Here are some records; quote them exactly, leaving out the pictures.

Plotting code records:
════

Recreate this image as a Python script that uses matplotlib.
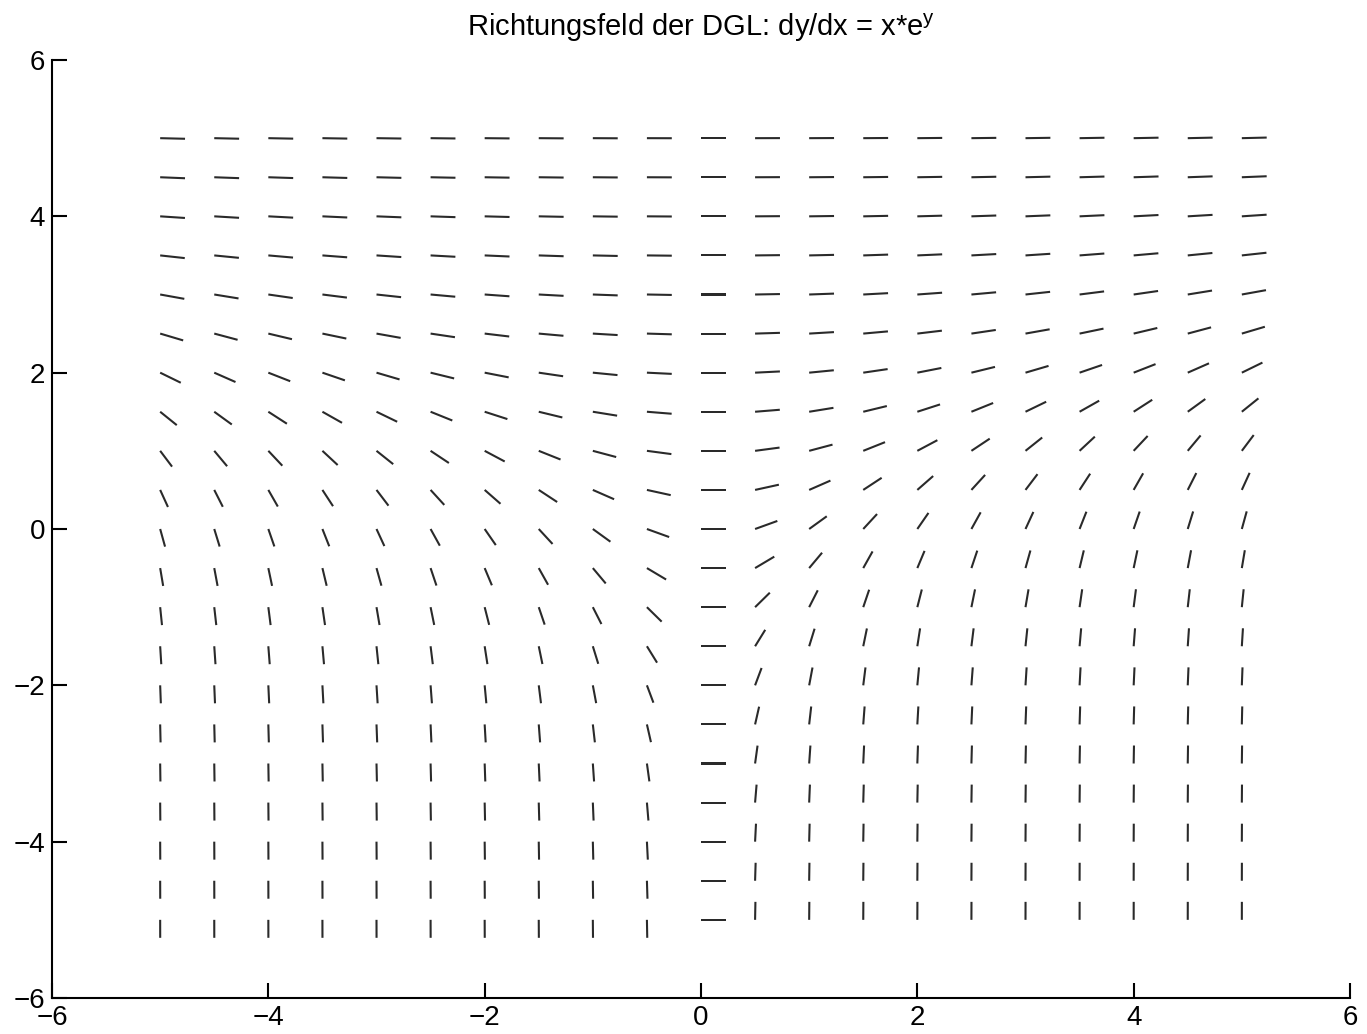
import numpy as np
import matplotlib
matplotlib.use("Agg")
import matplotlib.pyplot as plt

plt.rcParams['font.family'] = ['Liberation Sans', 'DejaVu Sans']

# grid of the direction field
x_values = [-5.0, -4.5, -4.0, -3.5, -3.0, -2.5, -2.0, -1.5, -1.0, -0.5, 0.0,
            0.5, 1.0, 1.5, 2.0, 2.5, 3.0, 3.5, 4.0, 4.5, 5.0]
y_values = [-5.0, -4.5, -4.0, -3.5, -3.0, -2.5, -2.0, -1.5, -1.0, -0.5, 0.0,
            0.5, 1.0, 1.5, 2.0, 2.5, 3.0, 3.5, 4.0, 4.5, 5.0]
segment_length = 0.23
ticks = [-6, -4, -2, 0, 2, 4, 6]


def slope(x, y):
    # slope field as drawn in the figure
    return x * np.exp(-y)


X, Y = np.meshgrid(np.array(x_values), np.array(y_values))
F = slope(X, Y)
N = np.sqrt(1.0 + F ** 2)
U = segment_length / N
V = segment_length * F / N

fig = plt.figure(figsize=(13.67, 10.34), dpi=100)
ax = fig.add_axes([52 / 1367, 36 / 1034, 1298 / 1367, 938 / 1034])

ax.quiver(X, Y, U, V, angles='xy', scale_units='xy', scale=1, pivot='tail',
          headwidth=0, headlength=0, headaxislength=0,
          width=0.0016, color='#2a2a2a')

ax.set_xlim(-6, 6)
ax.set_ylim(-6, 6)
ax.set_xticks(ticks)
ax.set_yticks(ticks)
ax.spines['top'].set_visible(False)
ax.spines['right'].set_visible(False)
for s in ['left', 'bottom']:
    ax.spines[s].set_linewidth(1.5)
ax.tick_params(direction='in', length=11, width=1.5, labelsize=20)
ax.tick_params(axis='x', pad=5)
ax.tick_params(axis='y', pad=5)

ax.set_title(r'Richtungsfeld der DGL: dy/dx = x*e$^{\mathregular{y}}$',
             fontsize=21, pad=17)

fig.savefig('out.png', dpi=100)
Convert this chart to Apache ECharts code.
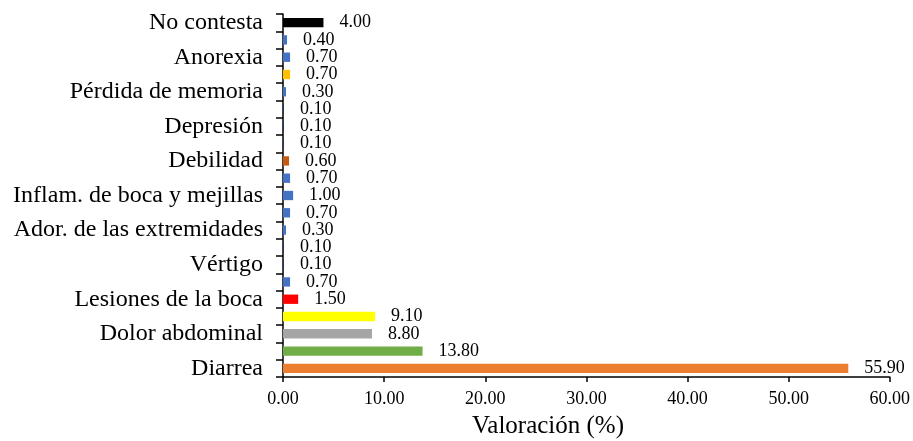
<!DOCTYPE html>
<html>
<head>
<meta charset="utf-8">
<script src="https://cdn.jsdelivr.net/npm/echarts@6/dist/echarts.min.js"></script>
<style>
  html, body { margin: 0; padding: 0; background: #fff; }
  #chart { width: 913px; height: 441px; }
</style>
</head>
<body>
<div id="chart"></div>
<script>
// Symptom categories, bottom to top; unnamed rows carry no axis label
const categories = [
  'Diarrea', '', 'Dolor abdominal', '', 'Lesiones de la boca', '',
  'Vértigo', '', 'Ador. de las extremidades', '', 'Inflam. de boca y mejillas', '',
  'Debilidad', '', 'Depresión', '', 'Pérdida de memoria', '',
  'Anorexia', '', 'No contesta'
];

// Percentage for each row
const values = [
  55.9, 13.8, 8.8, 9.1, 1.5, 0.7,
  0.1, 0.1, 0.3, 0.7, 1.0, 0.7,
  0.6, 0.1, 0.1, 0.1, 0.3, 0.7,
  0.7, 0.4, 4.0
];

// Fill colour for each row
const barColors = [
  '#ED7D31', '#70AD47', '#A5A5A5', '#FFFF00', '#FF0000', '#4472C4',
  '#1F3864', '#1F3864', '#4472C4', '#4472C4', '#4472C4', '#4472C4',
  '#C55A11', '#1F3864', '#1F3864', '#1F3864', '#4472C4', '#FFC000',
  '#4472C4', '#4472C4', '#000000'
];

// Value axis ticks
const xTicks = [0, 10, 20, 30, 40, 50, 60];

const serif = '"Liberation Serif", "Times New Roman", serif';

const chart = echarts.init(document.getElementById('chart'), null, { renderer: 'canvas' });

chart.setOption({
  animation: false,
  backgroundColor: '#ffffff',
  title: {
    text: 'Valoración (%)',
    left: 472,
    top: 414,
    padding: 0,
    textStyle: { fontFamily: serif, fontSize: 25, fontWeight: 'normal', color: '#000' }
  },
  grid: { left: 283, right: 22, top: 14, bottom: 64, containLabel: false },
  xAxis: {
    type: 'value',
    min: xTicks[0],
    max: xTicks[xTicks.length - 1],
    interval: xTicks[1] - xTicks[0],
    axisLine: { show: true, lineStyle: { color: '#000', width: 1.5 } },
    axisTick: { show: true, length: 5, lineStyle: { color: '#000', width: 1.5 } },
    splitLine: { show: false },
    axisLabel: {
      margin: 13,
      fontFamily: serif,
      fontSize: 18,
      color: '#000',
      formatter: v => v.toFixed(2)
    }
  },
  yAxis: {
    type: 'category',
    data: categories,
    axisLine: { show: true, lineStyle: { color: '#000', width: 1.5 } },
    axisTick: { show: true, length: 7, interval: 0, lineStyle: { color: '#000', width: 1.5 } },
    axisLabel: {
      interval: 0,
      margin: 20,
      fontFamily: serif,
      fontSize: 24,
      color: '#000'
    }
  },
  series: [{
    type: 'bar',
    barCategoryGap: '46%',
    data: values.map((v, i) => ({ value: v, itemStyle: { color: barColors[i] } })),
    label: {
      show: true,
      position: 'right',
      distance: 16,
      fontFamily: serif,
      fontSize: 18,
      color: '#000',
      formatter: p => p.value.toFixed(2)
    }
  }]
});
</script>
</body>
</html>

════

_EXERCISE SOLUTION:_
Recreate this image as a Python script that uses matplotlib.
import numpy as np
import matplotlib
matplotlib.use("Agg")
import matplotlib.pyplot as plt

plt.rcParams['font.family'] = ['Liberation Sans', 'DejaVu Sans']

# grid of the direction field
x_values = [-5.0, -4.5, -4.0, -3.5, -3.0, -2.5, -2.0, -1.5, -1.0, -0.5, 0.0,
            0.5, 1.0, 1.5, 2.0, 2.5, 3.0, 3.5, 4.0, 4.5, 5.0]
y_values = [-5.0, -4.5, -4.0, -3.5, -3.0, -2.5, -2.0, -1.5, -1.0, -0.5, 0.0,
            0.5, 1.0, 1.5, 2.0, 2.5, 3.0, 3.5, 4.0, 4.5, 5.0]
segment_length = 0.23
ticks = [-6, -4, -2, 0, 2, 4, 6]


def slope(x, y):
    # slope field as drawn in the figure
    return x * np.exp(-y)


X, Y = np.meshgrid(np.array(x_values), np.array(y_values))
F = slope(X, Y)
N = np.sqrt(1.0 + F ** 2)
U = segment_length / N
V = segment_length * F / N

fig = plt.figure(figsize=(13.67, 10.34), dpi=100)
ax = fig.add_axes([52 / 1367, 36 / 1034, 1298 / 1367, 938 / 1034])

ax.quiver(X, Y, U, V, angles='xy', scale_units='xy', scale=1, pivot='tail',
          headwidth=0, headlength=0, headaxislength=0,
          width=0.0016, color='#2a2a2a')

ax.set_xlim(-6, 6)
ax.set_ylim(-6, 6)
ax.set_xticks(ticks)
ax.set_yticks(ticks)
ax.spines['top'].set_visible(False)
ax.spines['right'].set_visible(False)
for s in ['left', 'bottom']:
    ax.spines[s].set_linewidth(1.5)
ax.tick_params(direction='in', length=11, width=1.5, labelsize=20)
ax.tick_params(axis='x', pad=5)
ax.tick_params(axis='y', pad=5)

ax.set_title(r'Richtungsfeld der DGL: dy/dx = x*e$^{\mathregular{y}}$',
             fontsize=21, pad=17)

fig.savefig('out.png', dpi=100)
Convert this chart to Apache ECharts code.
<!DOCTYPE html>
<html>
<head>
<meta charset="utf-8">
<script src="https://cdn.jsdelivr.net/npm/echarts@6/dist/echarts.min.js"></script>
<style>
  html, body { margin: 0; padding: 0; background: #fff; }
  #chart { width: 913px; height: 441px; }
</style>
</head>
<body>
<div id="chart"></div>
<script>
// Symptom categories, bottom to top; unnamed rows carry no axis label
const categories = [
  'Diarrea', '', 'Dolor abdominal', '', 'Lesiones de la boca', '',
  'Vértigo', '', 'Ador. de las extremidades', '', 'Inflam. de boca y mejillas', '',
  'Debilidad', '', 'Depresión', '', 'Pérdida de memoria', '',
  'Anorexia', '', 'No contesta'
];

// Percentage for each row
const values = [
  55.9, 13.8, 8.8, 9.1, 1.5, 0.7,
  0.1, 0.1, 0.3, 0.7, 1.0, 0.7,
  0.6, 0.1, 0.1, 0.1, 0.3, 0.7,
  0.7, 0.4, 4.0
];

// Fill colour for each row
const barColors = [
  '#ED7D31', '#70AD47', '#A5A5A5', '#FFFF00', '#FF0000', '#4472C4',
  '#1F3864', '#1F3864', '#4472C4', '#4472C4', '#4472C4', '#4472C4',
  '#C55A11', '#1F3864', '#1F3864', '#1F3864', '#4472C4', '#FFC000',
  '#4472C4', '#4472C4', '#000000'
];

// Value axis ticks
const xTicks = [0, 10, 20, 30, 40, 50, 60];

const serif = '"Liberation Serif", "Times New Roman", serif';

const chart = echarts.init(document.getElementById('chart'), null, { renderer: 'canvas' });

chart.setOption({
  animation: false,
  backgroundColor: '#ffffff',
  title: {
    text: 'Valoración (%)',
    left: 472,
    top: 414,
    padding: 0,
    textStyle: { fontFamily: serif, fontSize: 25, fontWeight: 'normal', color: '#000' }
  },
  grid: { left: 283, right: 22, top: 14, bottom: 64, containLabel: false },
  xAxis: {
    type: 'value',
    min: xTicks[0],
    max: xTicks[xTicks.length - 1],
    interval: xTicks[1] - xTicks[0],
    axisLine: { show: true, lineStyle: { color: '#000', width: 1.5 } },
    axisTick: { show: true, length: 5, lineStyle: { color: '#000', width: 1.5 } },
    splitLine: { show: false },
    axisLabel: {
      margin: 13,
      fontFamily: serif,
      fontSize: 18,
      color: '#000',
      formatter: v => v.toFixed(2)
    }
  },
  yAxis: {
    type: 'category',
    data: categories,
    axisLine: { show: true, lineStyle: { color: '#000', width: 1.5 } },
    axisTick: { show: true, length: 7, interval: 0, lineStyle: { color: '#000', width: 1.5 } },
    axisLabel: {
      interval: 0,
      margin: 20,
      fontFamily: serif,
      fontSize: 24,
      color: '#000'
    }
  },
  series: [{
    type: 'bar',
    barCategoryGap: '46%',
    data: values.map((v, i) => ({ value: v, itemStyle: { color: barColors[i] } })),
    label: {
      show: true,
      position: 'right',
      distance: 16,
      fontFamily: serif,
      fontSize: 18,
      color: '#000',
      formatter: p => p.value.toFixed(2)
    }
  }]
});
</script>
</body>
</html>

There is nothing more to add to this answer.